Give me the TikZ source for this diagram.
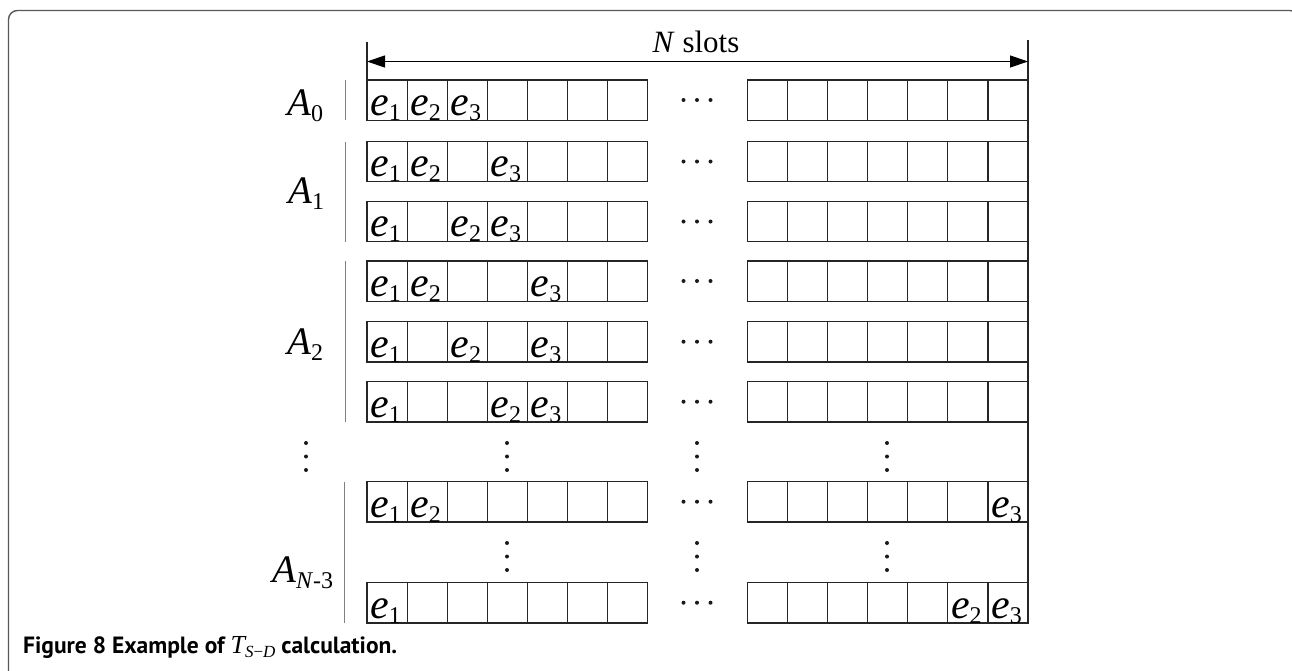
\documentclass[tikz,border=0pt]{standalone}
\usepackage{fontspec}
\setmainfont{Liberation Serif}
\newfontfamily\capfont{PT Sans}
\usetikzlibrary{arrows.meta}
\newcommand\ev[1]{{\fontsize{42}{42}\selectfont\itshape e}{\fontsize{24}{24}\selectfont\raisebox{-5pt}{#1}}}
\newcommand\alab[1]{{\fontsize{39}{39}\selectfont\itshape A}{\fontsize{24}{24}\selectfont\raisebox{-6pt}{#1}}}
\begin{document}
\begin{tikzpicture}[x=1pt,y=-1pt,
  cell/.style={draw=black!85, line width=1.2pt, minimum width=40.1pt, minimum height=40.3pt, inner sep=0pt, outer sep=0pt, anchor=north west},
  dotn/.style={circle, fill=black!90, inner sep=0pt, minimum size=4pt},
  elab/.style={anchor=base west, inner sep=0pt},
  bracket/.style={draw=black!50, line width=1.8pt},
  vline/.style={draw=black!85, line width=1.4pt},
  frame/.style={draw=black!65, line width=1.4pt, rounded corners=9pt}]
\useasboundingbox (0,0) rectangle (1292,670);
% frame
\coordinate (f1) at (8.5,690);
\coordinate (f2) at (8.5,10.5);
\coordinate (f3) at (1299,10.5);
\coordinate (f4) at (1299,690);
\draw[frame] (f1) -- (f2) -- (f3) -- (f4);
% cells and horizontal dots
\foreach \r/\y in {1/80,2/141.5,3/201.5,4/261,5/321.7,6/381.7,7/481.7,8/582.7}{
  \foreach \c in {1,...,7}{
    \node[cell] (L\r-\c) at ({367+(\c-1)*40.1},\y) {};
    \node[cell] (R\r-\c) at ({747.3+(\c-1)*40.1},\y) {};
  }
  \foreach \k/\dx in {1/683.5,2/697,3/710.5}{
    \node[dotn] (h\r-\k) at (\dx,{\y+20}) {};
  }
}
% cell labels
\foreach \cl/\k [count=\i] in {L1-1/1,L1-2/2,L1-3/3,
  L2-1/1,L2-2/2,L2-4/3,
  L3-1/1,L3-3/2,L3-4/3,
  L4-1/1,L4-2/2,L4-5/3,
  L5-1/1,L5-3/2,L5-5/3,
  L6-1/1,L6-4/2,L6-5/3,
  L7-1/1,L7-2/2,R7-7/3,
  L8-1/1,R8-6/2,R8-7/3}{
  \node[elab] (lab\i) at ([xshift=3pt,yshift=5pt]\cl.south west) {\ev{\k}};
}
% vertical dots
\foreach \vx [count=\j] in {306,507,697,887}{
  \foreach \vy [count=\m] in {443,456.5,470}{
    \node[dotn] (va\j-\m) at (\vx,\vy) {};
  }
}
\foreach \vx [count=\j] in {507,697,887}{
  \foreach \vy [count=\m] in {543,556.5,570}{
    \node[dotn] (vb\j-\m) at (\vx,\vy) {};
  }
}
% group labels and brackets
\node[elab] (A0) at (287,115) {\alab{0}};
\node[elab] (A1) at (288,203) {\alab{1}};
\node[elab] (A2) at (287,354) {\alab{2}};
\node[elab] (AN) at (272,582) {\alab{\textit{N}-3}};
\coordinate (b0t) at (345.5,80);   \coordinate (b0b) at (345.5,120.3);
\coordinate (b1t) at (345.5,141.5); \coordinate (b1b) at (345.5,241.8);
\coordinate (b2t) at (345.5,261);   \coordinate (b2b) at (345.5,422);
\coordinate (b3t) at (344.5,481.7); \coordinate (b3b) at (344.5,623);
\draw[bracket] (b0t) -- (b0b);
\draw[bracket] (b1t) -- (b1b);
\draw[bracket] (b2t) -- (b2b);
\draw[bracket] (b3t) -- (b3b);
% N slots dimension
\coordinate (tl) at (367,41.5);
\coordinate (tr) at (1028,40);
\coordinate (rb) at (1028,623);
\coordinate (al) at (367,61.5);
\coordinate (ar) at (1028,61.5);
\draw[vline] (tl) -- (L1-1.north west);
\draw[vline] (tr) -- (rb);
\draw[line width=1.2pt, {Triangle[length=18pt,width=12pt]}-{Triangle[length=18pt,width=12pt]}] (al) -- (ar);
\node[anchor=base, inner sep=0pt] (ns) at (696,52) {\fontsize{31}{31}\selectfont\textit{N} slots};
% caption
\node[anchor=base west, inner sep=0pt] (cap) at (23,653) {\capfont\fontsize{23.5}{23.5}\selectfont\bfseries Figure 8 Example of {\rmfamily\mdseries\fontsize{26}{26}\selectfont\itshape T}{\rmfamily\mdseries\fontsize{17}{17}\selectfont\raisebox{-4pt}{\textit{S}−\textit{D}}} calculation.};
\end{tikzpicture}
\end{document}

— EXERCISE AIM —
Restate the data above word for word. Skip every picture.

— RESULT FOR THIS EXERCISE —
Give me the TikZ source for this diagram.
\documentclass[tikz,border=0pt]{standalone}
\usepackage{fontspec}
\setmainfont{Liberation Serif}
\newfontfamily\capfont{PT Sans}
\usetikzlibrary{arrows.meta}
\newcommand\ev[1]{{\fontsize{42}{42}\selectfont\itshape e}{\fontsize{24}{24}\selectfont\raisebox{-5pt}{#1}}}
\newcommand\alab[1]{{\fontsize{39}{39}\selectfont\itshape A}{\fontsize{24}{24}\selectfont\raisebox{-6pt}{#1}}}
\begin{document}
\begin{tikzpicture}[x=1pt,y=-1pt,
  cell/.style={draw=black!85, line width=1.2pt, minimum width=40.1pt, minimum height=40.3pt, inner sep=0pt, outer sep=0pt, anchor=north west},
  dotn/.style={circle, fill=black!90, inner sep=0pt, minimum size=4pt},
  elab/.style={anchor=base west, inner sep=0pt},
  bracket/.style={draw=black!50, line width=1.8pt},
  vline/.style={draw=black!85, line width=1.4pt},
  frame/.style={draw=black!65, line width=1.4pt, rounded corners=9pt}]
\useasboundingbox (0,0) rectangle (1292,670);
% frame
\coordinate (f1) at (8.5,690);
\coordinate (f2) at (8.5,10.5);
\coordinate (f3) at (1299,10.5);
\coordinate (f4) at (1299,690);
\draw[frame] (f1) -- (f2) -- (f3) -- (f4);
% cells and horizontal dots
\foreach \r/\y in {1/80,2/141.5,3/201.5,4/261,5/321.7,6/381.7,7/481.7,8/582.7}{
  \foreach \c in {1,...,7}{
    \node[cell] (L\r-\c) at ({367+(\c-1)*40.1},\y) {};
    \node[cell] (R\r-\c) at ({747.3+(\c-1)*40.1},\y) {};
  }
  \foreach \k/\dx in {1/683.5,2/697,3/710.5}{
    \node[dotn] (h\r-\k) at (\dx,{\y+20}) {};
  }
}
% cell labels
\foreach \cl/\k [count=\i] in {L1-1/1,L1-2/2,L1-3/3,
  L2-1/1,L2-2/2,L2-4/3,
  L3-1/1,L3-3/2,L3-4/3,
  L4-1/1,L4-2/2,L4-5/3,
  L5-1/1,L5-3/2,L5-5/3,
  L6-1/1,L6-4/2,L6-5/3,
  L7-1/1,L7-2/2,R7-7/3,
  L8-1/1,R8-6/2,R8-7/3}{
  \node[elab] (lab\i) at ([xshift=3pt,yshift=5pt]\cl.south west) {\ev{\k}};
}
% vertical dots
\foreach \vx [count=\j] in {306,507,697,887}{
  \foreach \vy [count=\m] in {443,456.5,470}{
    \node[dotn] (va\j-\m) at (\vx,\vy) {};
  }
}
\foreach \vx [count=\j] in {507,697,887}{
  \foreach \vy [count=\m] in {543,556.5,570}{
    \node[dotn] (vb\j-\m) at (\vx,\vy) {};
  }
}
% group labels and brackets
\node[elab] (A0) at (287,115) {\alab{0}};
\node[elab] (A1) at (288,203) {\alab{1}};
\node[elab] (A2) at (287,354) {\alab{2}};
\node[elab] (AN) at (272,582) {\alab{\textit{N}-3}};
\coordinate (b0t) at (345.5,80);   \coordinate (b0b) at (345.5,120.3);
\coordinate (b1t) at (345.5,141.5); \coordinate (b1b) at (345.5,241.8);
\coordinate (b2t) at (345.5,261);   \coordinate (b2b) at (345.5,422);
\coordinate (b3t) at (344.5,481.7); \coordinate (b3b) at (344.5,623);
\draw[bracket] (b0t) -- (b0b);
\draw[bracket] (b1t) -- (b1b);
\draw[bracket] (b2t) -- (b2b);
\draw[bracket] (b3t) -- (b3b);
% N slots dimension
\coordinate (tl) at (367,41.5);
\coordinate (tr) at (1028,40);
\coordinate (rb) at (1028,623);
\coordinate (al) at (367,61.5);
\coordinate (ar) at (1028,61.5);
\draw[vline] (tl) -- (L1-1.north west);
\draw[vline] (tr) -- (rb);
\draw[line width=1.2pt, {Triangle[length=18pt,width=12pt]}-{Triangle[length=18pt,width=12pt]}] (al) -- (ar);
\node[anchor=base, inner sep=0pt] (ns) at (696,52) {\fontsize{31}{31}\selectfont\textit{N} slots};
% caption
\node[anchor=base west, inner sep=0pt] (cap) at (23,653) {\capfont\fontsize{23.5}{23.5}\selectfont\bfseries Figure 8 Example of {\rmfamily\mdseries\fontsize{26}{26}\selectfont\itshape T}{\rmfamily\mdseries\fontsize{17}{17}\selectfont\raisebox{-4pt}{\textit{S}−\textit{D}}} calculation.};
\end{tikzpicture}
\end{document}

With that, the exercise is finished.